## Problem description
Extract only the first line of the listing and every line after it up to and including the one with "var yTicks = [0, 10, 20, 30, 40, 50, 60]". Omit the pictures.
++++++++++
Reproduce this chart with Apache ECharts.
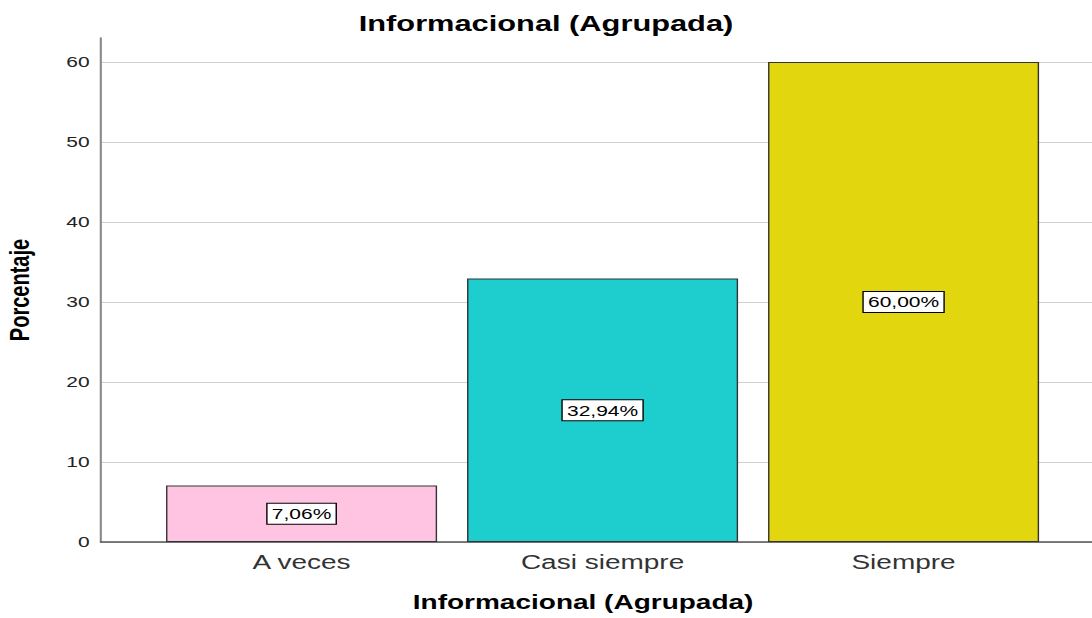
<!DOCTYPE html>
<html>
<head>
<meta charset="utf-8">
<title>Informacional (Agrupada)</title>
<script src="https://cdn.jsdelivr.net/npm/echarts@6/dist/echarts.min.js"></script>
<style>
  html, body { margin: 0; padding: 0; background: #fff; overflow: hidden; }
  /* the reference is stretched sideways, so the chart is drawn narrow and scaled */
  #chart {
    width: 780px;
    height: 618px;
    transform: scaleX(1.4);
    transform-origin: 0 0;
  }
</style>
</head>
<body>
<div id="chart"></div>
<script>
// categories and percentages
var categories = ['A veces', 'Casi siempre', 'Siempre']
var percentages = [7.06, 32.94, 60.0]
var barColors = ['#fec4e2', '#1ecdcd', '#e2d60e']
var yTicks = [0, 10, 20, 30, 40, 50, 60]

var font = '"Liberation Sans", Arial, sans-serif'

var myChart = echarts.init(document.getElementById('chart'), null, { renderer: 'svg' })

var option = {
  animation: false,
  title: {
    text: 'Informacional (Agrupada)',
    left: 'center',
    top: 8,
    textStyle: {
      fontFamily: font,
      fontSize: 22,
      fontWeight: 'bold',
      color: '#000'
    }
  },
  grid: {
    left: 72,
    right: 0,
    top: 38,
    bottom: 76,
    outerBoundsMode: 'none'
  },
  xAxis: {
    type: 'value',
    min: -0.667,
    max: 2.626,
    name: 'Informacional (Agrupada)',
    nameLocation: 'middle',
    nameGap: 50,
    nameTextStyle: {
      fontFamily: font,
      fontSize: 20,
      fontWeight: 'bold',
      color: '#000',
      padding: [0, 19, 0, 0]
    },
    axisLine: { show: true, onZero: false, lineStyle: { color: '#555', width: 1.5 } },
    axisTick: { show: false, customValues: [0, 1, 2] },
    splitLine: { show: false },
    axisLabel: {
      customValues: [0, 1, 2],
      margin: 10,
      fontFamily: font,
      fontSize: 20,
      color: '#333',
      formatter: function(v) {
        return categories[Math.round(v)]
      }
    }
  },
  yAxis: {
    type: 'value',
    min: 0,
    max: 63,
    name: 'Porcentaje',
    nameLocation: 'middle',
    nameRotate: 90,
    nameGap: 48,
    nameTextStyle: {
      fontFamily: font,
      fontSize: 20,
      fontWeight: 'bold',
      color: '#000'
    },
    axisLine: { show: true, onZero: false, lineStyle: { color: '#888', width: 1.5 } },
    axisTick: { show: false, customValues: yTicks },
    splitLine: { show: true, lineStyle: { color: '#cfcfcf', width: 1 } },
    axisLabel: {
      customValues: yTicks,
      margin: 8,
      fontFamily: font,
      fontSize: 15,
      color: '#222'
    }
  },
  series: [
    {
      type: 'bar',
      barWidth: 193.6,
      data: percentages.map(function(v, i) {
        return {
          value: [i, v],
          itemStyle: { color: barColors[i] }
        }
      }),
      itemStyle: {
        borderColor: '#333',
        borderWidth: 1
      },
      label: {
        show: true,
        position: 'inside',
        fontFamily: font,
        fontSize: 15,
        color: '#000',
        backgroundColor: '#fff',
        borderColor: '#000',
        borderWidth: 1,
        padding: [3, 3, 2, 3],
        formatter: function(p) {
          return p.value[1].toFixed(2).replace('.', ',') + '%'
        }
      }
    }
  ]
}

myChart.setOption(option)
</script>
</body>
</html>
++++++++++
## Solution below
Reproduce this chart with Apache ECharts.
<!DOCTYPE html>
<html>
<head>
<meta charset="utf-8">
<title>Informacional (Agrupada)</title>
<script src="https://cdn.jsdelivr.net/npm/echarts@6/dist/echarts.min.js"></script>
<style>
  html, body { margin: 0; padding: 0; background: #fff; overflow: hidden; }
  /* the reference is stretched sideways, so the chart is drawn narrow and scaled */
  #chart {
    width: 780px;
    height: 618px;
    transform: scaleX(1.4);
    transform-origin: 0 0;
  }
</style>
</head>
<body>
<div id="chart"></div>
<script>
// categories and percentages
var categories = ['A veces', 'Casi siempre', 'Siempre']
var percentages = [7.06, 32.94, 60.0]
var barColors = ['#fec4e2', '#1ecdcd', '#e2d60e']
var yTicks = [0, 10, 20, 30, 40, 50, 60]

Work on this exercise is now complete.